Donald Trump (then U.S. president)

Context: The quoted line to the New York Times signals Washington’s posture that it prefers a broader or updated deal but is willing to let the current agreement lapse if terms are not met. U.S. officials have stressed China’s inclusion as a central demand for future talks.

“The collapse of these key arms control treaties is one of the most dangerous aspects of our current global security.”

Admiral Sir Tony Radakin (former UK Chief of Defence Staff)

Context: Britain’s former military head warned that unraveling treaty architecture raises the prominence of nuclear weapons and complicates allied defence planning across Europe, reflecting broader institutional concerns about stability management.

Unconfirmed

  • Whether either side will undertake rapid, large-scale redeployments of strategic forces immediately after expiry is not verified and remains speculative.
  • Claims that a new multilateral treaty including China, France, and the UK is imminent are unverified; negotiating positions remain publicly unresolved.

Bottom Line

The expiry of New START removes a central pillar of U.S.-Russia strategic transparency and raises the prospect of less predictable nuclear competition. While neither side has yet signalled an immediate, large-scale arms explosion, the loss of inspections and data exchange will increase uncertainty and could shorten decision times in crises. Policymakers face a narrowing window to negotiate extensions or alternatives that restore measurable limits and verification before risk dynamics harden.

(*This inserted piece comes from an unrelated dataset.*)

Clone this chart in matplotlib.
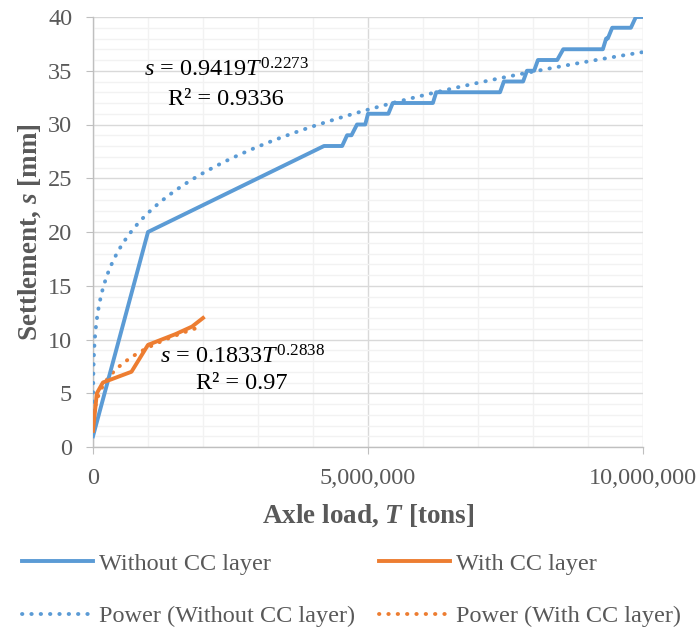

In the weeks and months ahead, observers should watch for concrete diplomatic initiatives, public signalling on force posture, and any additional steps to widen the negotiating table to other nuclear powers. Restoring durable stability will require technical verification measures, political will, and convergence on which states must be included—requirements that are technically complex and politically contested but necessary to avoid a more dangerous era of unconstrained nuclear competition.